Михаил Горбачев (ток-шоу)
политик, бывший президент СССР
В. ПОЗНЕР: Михаил Сергеевич, многие считают, что Запад обманул нас в наших ожиданиях. Были ли в истории вашего общения с западными политиками обещания, пусть не напечатанные, но конкретно вам данные, что не будет вмешательства в зону влияния Советского Союза, а потом России? А если подобного не было, то как вы относитесь к тем обещаниям, которые были даны публично, но не выполняются? Является ли это нарушением международного права, как многие полагают?

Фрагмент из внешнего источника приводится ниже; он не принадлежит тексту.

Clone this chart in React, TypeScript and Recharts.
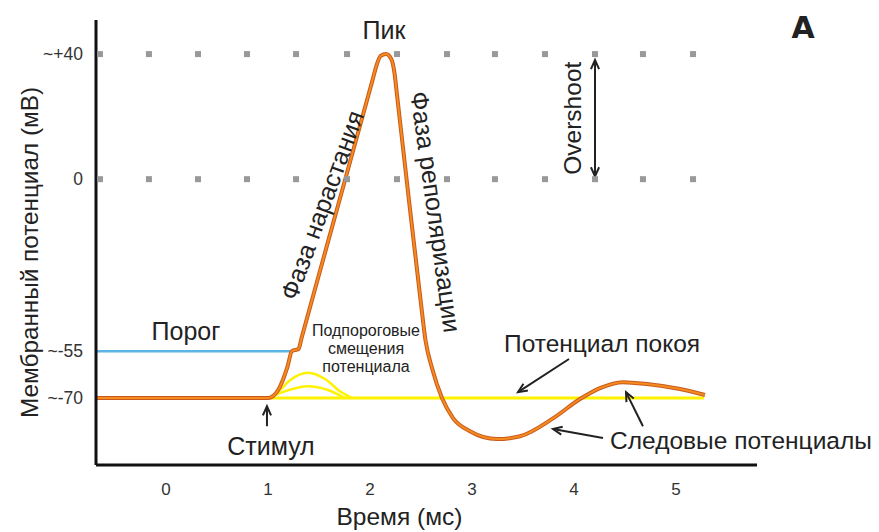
import React from 'react';
import {
  ComposedChart,
  Line,
  Scatter,
  XAxis,
  YAxis,
  ReferenceLine,
  ReferenceDot,
} from 'recharts';

// [time (ms), membrane potential (mV)]
const ACTION_POTENTIAL: [number, number][] = [
  [-0.68, -70], [1.0, -70], [1.1, -67.4], [1.19, -60.1], [1.235, -55], [1.3, -54.3],
  [1.33, -50.7], [1.69, -8], [2.03, 32.3], [2.065, 36.5], [2.105, 39.4], [2.157, 40],
  [2.21, 38.3], [2.24, 34], [2.265, 26.9], [2.382, -6.7], [2.496, -38.7], [2.544, -51.5],
  [2.608, -60.4], [2.706, -70], [2.814, -76.4], [2.98, -80.6], [3.245, -83.1],
  [3.471, -82.2], [3.794, -76.5], [4.059, -70.3], [4.255, -66.8], [4.48, -64.9],
  [4.716, -65.5], [5.039, -67.1], [5.284, -69],
];
const RESTING_LEVEL: [number, number][] = [[-0.68, -70], [5.275, -70]];
const THRESHOLD_LEVEL: [number, number][] = [[-0.68, -55], [1.235, -55]];
const SUBTHRESHOLD_HIGH: [number, number][] = [
  [1.0, -70], [1.098, -68.1], [1.216, -64.3], [1.392, -61.9], [1.559, -63.9], [1.706, -67.8], [1.824, -70],
];
const SUBTHRESHOLD_LOW: [number, number][] = [
  [1.0, -70], [1.167, -67.8], [1.392, -66.2], [1.588, -67.4], [1.755, -70],
];

// decorative dotted guides at 0 and +40
const DOT_TIMES = [-0.647, -0.167, 0.314, 0.794, 1.275, 1.775, 2.265, 2.755, 3.225, 3.716, 4.206, 4.676, 5.167];
const DOT_LEVELS = [0, 40];

const X_TICKS = [0, 1, 2, 3, 4, 5];
const Y_TICKS = [-70, -55, 0, 40];
const Y_TICK_LABELS = ['~-70', '~-55', '0', '~+40'];

type Note = { lines: string[]; t: number; v: number; angle?: number; size: number; bold?: boolean };
const NOTES: Note[] = [
  { lines: ['Пик'], t: 2.137, v: 47.7, size: 25 },
  { lines: ['Порог'], t: 0.196, v: -48.6, size: 25 },
  { lines: ['Стимул'], t: 1.029, v: -85.4, size: 25 },
  { lines: ['Потенциал покоя'], t: 4.275, v: -52.4, size: 24.5 },
  { lines: ['Следовые потенциалы'], t: 5.637, v: -83.4, size: 24.5 },
  { lines: ['Подпороговые', 'смещения', 'потенциала'], t: 1.961, v: -54.0, size: 16 },
  { lines: ['Фаза нарастания'], t: 1.529, v: -8.3, angle: -70, size: 25 },
  { lines: ['Фаза реполяризации'], t: 2.647, v: -10.5, angle: 82, size: 25 },
  { lines: ['Overshoot'], t: 3.98, v: 19.5, angle: -90, size: 24.5 },
  { lines: ['A'], t: 6.245, v: 48.6, size: 30, bold: true },
];

type Arrow = { from: [number, number]; to: [number, number]; both?: boolean };
const ARROWS: Arrow[] = [
  { from: [0.99, -79], to: [0.99, -72.6] },
  { from: [3.951, -57.5], to: [3.451, -68.1] },
  { from: [4.284, -82.8], to: [3.794, -79.9] },
  { from: [4.676, -79.0], to: [4.51, -68.1] },
  { from: [4.206, 0.9], to: [4.206, 38.1], both: true },
];

const toPoints = (pts: [number, number][]) => pts.map(([t, v]) => ({ t, v }));
const dotData = DOT_TIMES.flatMap((t) => DOT_LEVELS.map((v) => ({ t, v })));

const INK = '#222';

function headPath(x: number, y: number, ang: number) {
  const l = 10;
  const s = 0.42;
  return `M${x - l * Math.cos(ang - s)},${y - l * Math.sin(ang - s)} L${x},${y} L${x - l * Math.cos(ang + s)},${y - l * Math.sin(ang + s)}`;
}

const arrowShape = (both?: boolean) => (p: any) => {
  const { x1, y1, x2, y2 } = p;
  const a = Math.atan2(y2 - y1, x2 - x1);
  let d = headPath(x2, y2, a);
  if (both) d += ' ' + headPath(x1, y1, a + Math.PI);
  return (
    <g>
      <line x1={x1} y1={y1} x2={x2} y2={y2} stroke={INK} strokeWidth={2} />
      <path d={d} fill="none" stroke={INK} strokeWidth={2} />
    </g>
  );
};

const noteShape = (n: Note) => (p: any) => {
  const { cx, cy } = p;
  const lh = n.size * 1.13;
  const first = -((n.lines.length - 1) * lh) / 2;
  return (
    <text
      x={cx}
      y={cy}
      textAnchor="middle"
      dominantBaseline="central"
      fontSize={n.size}
      fontWeight={n.bold ? 700 : 400}
      fontFamily={n.bold ? 'DejaVu Sans' : undefined}
      fill={INK}
      transform={n.angle ? `rotate(${n.angle} ${cx} ${cy})` : undefined}
    >
      {n.lines.map((line, i) => (
        <tspan key={i} x={cx} dy={i === 0 ? first : lh}>
          {line}
        </tspan>
      ))}
    </text>
  );
};

const squareDot = (p: any) => <rect x={p.cx - 3} y={p.cy - 3} width={6} height={6} fill="#999" />;

export default function App() {
  return (
    <div style={{ position: 'absolute', left: 0, top: 0, fontFamily: '"Liberation Sans", Arial, sans-serif', background: '#fff' }}>
      <ComposedChart width={879} height={532} margin={{ top: 20, right: 122, bottom: 7, left: 0 }}>
        <XAxis
          dataKey="t"
          type="number"
          domain={[-0.686, 5.794]}
          ticks={X_TICKS}
          allowDataOverflow
          height={60}
          axisLine={{ stroke: '#111', strokeWidth: 3 }}
          tickLine={false}
          tickSize={0}
          tickMargin={18}
          tick={{ fill: '#333', fontSize: 17 }}
          label={{
            content: ({ viewBox }: any) => (
              <text x={viewBox.x + viewBox.width / 2 - 27} y={viewBox.y + 60} textAnchor="middle" fontSize={24.5} fill={INK}>
                Время (мс)
              </text>
            ),
          }}
        />
        <YAxis
          dataKey="v"
          type="number"
          domain={[-91.4, 50.9]}
          ticks={Y_TICKS}
          tickFormatter={(v: number) => Y_TICK_LABELS[Y_TICKS.indexOf(v)]}
          allowDataOverflow
          width={96}
          axisLine={{ stroke: '#111', strokeWidth: 3 }}
          tickLine={false}
          tickSize={0}
          tickMargin={13}
          tick={{ fill: '#333', fontSize: 17.5 }}
          label={{
            content: ({ viewBox }: any) => {
              const cy = viewBox.y + viewBox.height / 2 + 10;
              return (
                <text x={29} y={cy} textAnchor="middle" dominantBaseline="central" fontSize={24.3} fill={INK} transform={`rotate(-90 29 ${cy})`}>
                  Мембранный потенциал (мВ)
                </text>
              );
            },
          }}
        />
        <Scatter data={dotData} dataKey="v" shape={squareDot} isAnimationActive={false} />
        <Line data={toPoints(RESTING_LEVEL)} dataKey="v" type="linear" stroke="#fff200" strokeWidth={3} dot={false} isAnimationActive={false} />
        <Line data={toPoints(SUBTHRESHOLD_HIGH)} dataKey="v" type="monotone" stroke="#fff200" strokeWidth={2.5} dot={false} isAnimationActive={false} />
        <Line data={toPoints(SUBTHRESHOLD_LOW)} dataKey="v" type="monotone" stroke="#fff200" strokeWidth={2.5} dot={false} isAnimationActive={false} />
        <Line data={toPoints(THRESHOLD_LEVEL)} dataKey="v" type="linear" stroke="#5ab4e6" strokeWidth={2.5} dot={false} isAnimationActive={false} />
        <Line data={toPoints(ACTION_POTENTIAL)} dataKey="v" type="monotone" stroke="#c85a1c" strokeWidth={4} dot={false} isAnimationActive={false} />
        <Line data={toPoints(ACTION_POTENTIAL)} dataKey="v" type="monotone" stroke="#f58a1f" strokeWidth={2} dot={false} isAnimationActive={false} />
        {ARROWS.map((a, i) => (
          <ReferenceLine key={`a${i}`} segment={[{ x: a.from[0], y: a.from[1] }, { x: a.to[0], y: a.to[1] }]} ifOverflow="visible" shape={arrowShape(a.both)} />
        ))}
        {NOTES.map((n, i) => (
          <ReferenceDot key={`n${i}`} x={n.t} y={n.v} r={0} ifOverflow="visible" shape={noteShape(n)} />
        ))}
      </ComposedChart>
    </div>
  );
}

М. ГОРБАЧЕВ: В общем, политика — дело непростое. Через тридцать — пятьдесят лет, когда рассекретятся материалы, мы узнаем, что была задача — поставить в трудное положение Россию или другую страну. Посмотрите прессу за последние тридцать лет, прочтите все, что говорилось, — все ведь было хорошо и приемлемо. Так что, как говорят, надо сотрудничать, вести диалог и быть внимательным. И конечно, надо иметь в виду: у руководителей государств за спиной — государство, пусть большое или маленькое, но они за него отвечают. И нельзя просто так сказать, что кто-то сидел там и уши развесил, как часто рассуждают. Одно время еще часто можно было услышать: «Ну, что вы такие наивные, члены Политбюро?» и так далее. Вынуждены были отвечать: «Знаете, чтобы считать Андрея Андреевича Громыко наивным — это тогда нам придется впасть в наивность». Чтобы Устинова наивным человеком считать и Андропова?..
В. ПОЗНЕР: Михаил Сергеевич, а все-таки вопрос был очень конкретный: были ли какие-то обещания даны? Какие-то гарантии?
М. ГОРБАЧЕВ: Что касается конкретных обещаний, я хотел бы привести только один пример: когда речь шла о ликвидации разделенности Германии, велся твердый диалог, в диалоге все было сказано. Более того, даже говорилось — мол, мы и на десять сантиметров не двинемся в сторону Востока в интересах НАТО. Были такие заявления — они известны, и сегодня им, кажется, неудобно. У них знаете какой аргумент? Да, когда мы говорили так, мы и поступали так. Но только немцы выполнили от начала до конца все, что было записано в договоре, в разговоре. А другие говорят: «Ситуация изменилась, Советского Союза нет. Мы давали обязательства Советскому Союзу, а не России, и надо уже иначе смотреть на все». Так что были!